Его забрал к себе дед и по договоренности с попом переписал внука на свое прозвище — Куинджи. Но вскоре не стало и деда. Архипа сначала приютил Спиридон, а после мальчишка жил то у него, то у тетки — материной сестры. Помогал ей по хозяйству — пас гусей, собирал кизяки для печи, носил воду.
Саманный домик был такой же ветхий, как у многих обитателей предместья Мариуполя Карасу — так называли его старожилы. Они помнили рассказы родителей о переселении греков из Крыма в этот приазовский край. События более полувековой давности в их устах звучали то как легенда, то как страшная история угнетенного народа.
Любознательный и впечатлительный Архип уже в семь лет пытался изображать углем на побеленных стенах хаты или печки горы, ущелья, каменные сакли. О них ему рассказывал согбенный, с изрезанным морщинами лицом дед Юрко, теткин сосед. Дед по вечерам сидел на завалинке и немигающими глазами смотрел на море, которое хорошо было видно из Карасевки. Мальчик подсаживался к нему и просил:
— Дедушка, эт‑то, еще про горы.
И старик уводил Архипа в далекий мир минувшего, перемешивая правду с вымыслом, истинные события со сказкой. Неграмотный Юрко не мог знать о заселении берегов Черного моря от Херсонеса до Феодосии древними греками еще за шесть веков до нашего летоисчисления.

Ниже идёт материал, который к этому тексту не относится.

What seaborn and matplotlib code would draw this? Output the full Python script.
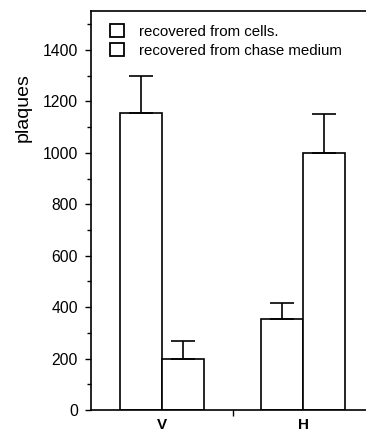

Не мог он объяснить своему маленькому слушателю, как часть греков потеряла родной язык, ибо не знал, что в тринадцатом веке Крымский полуостров покорили татары. Они выгнали греков из городов, и те вынуждены были селиться в землянках, пещерах, строить в горах каменные жилища.
— Мой дедушка грамоте знал, — рассказывал хрипло Юрко. — Книгу ученого Трифона[5] читал о святом Игнатии, освободителе нашем. Какие страшные муки он терпел за нас грешных от ханов бусурманских. Святого Игнатия ханские прислужники хотели убить.
Дед Юрко смутно помнил время переселения — ему тогда было лет семь–восемь. Перед глазами вставала вереница без конца и края запряженных волами подвод.
— Ушли, внучек, от одного горя, а пришли к другому, — вздыхая, говорил старик и надолго умолкал. Смотрел немигающими глазами в сторону моря, потом показывал рукой на него и продолжал рассказ: — Там, за Азовьем, в Крыму тепло было. А когда пришли на Самару, речка такая с Днепром сливается, так дожди начались. Крыши над головой ни у кого не было. От болезней мор начался… Спасибо человеку русскому по прозвищу Суровый[6], он перед царицей–матушкой за нас заступился. Она привелегу нам дала. Сюда, к морю Азовскому, мы переселились. Хоть по–людски застроились. Да радость, как мотылек степной, быстро пролетает. А беда до гробовой доски за человеком идет…
На теле человека от ран остаются рубцы. Бедствия и потери народа не уходят из сердца. Дед Юрко тоже рано остался без отца и матери — они умерли во время переселения. Его горе слилось с невзгодами земляков, и волнение старика передавалось Архипу, и он не пропускал ни одного слова. А тот неизменно заканчивал долгую и печальную повесть одной и той же фразой:
— Посмотри, как бедно мы живем.
Дед Юрко судил о нужде по Карасевке. Она была предместьем Мариуполя, как и Мариам, или Марьино. Город застраивался по определенному плану, в нем селились более состоятельные греки. Марьино расположилось на соседнем с Мариуполем холме. Выходцы из крымского села Мариам — мастеровые тонких изделий и художники–слесаря — поднимали жилища, как кому вздумается, согласуясь со своими удобствами.
Чуть дальше, вдоль Кальмиуса и Кальчика, переселенцы из Карасу–Базара образовали Карасевку, из Феодосии — улицу Кефальскую, или, как называли греки, квартель Кефе, евпаторийцы — квартель Гезлеве. Здесь жили ремесленники, кузнецы, рыбаки.
В середине девятнадцатого века Мариуполь, или в произношении проезжих чумаков — Марнополе, стал обзаводиться табачными фабриками, кожевенными, войлочными, черепичными и кирпичными заводами, добротными жилыми домами.
На Базарной площади, откуда шел пологий спуск к морю, решили возвести церковь. Подряд на ее строительство взял предприимчивый мещанин Чабаненко.
К нему как‑то пришел Спиридон Еменджи.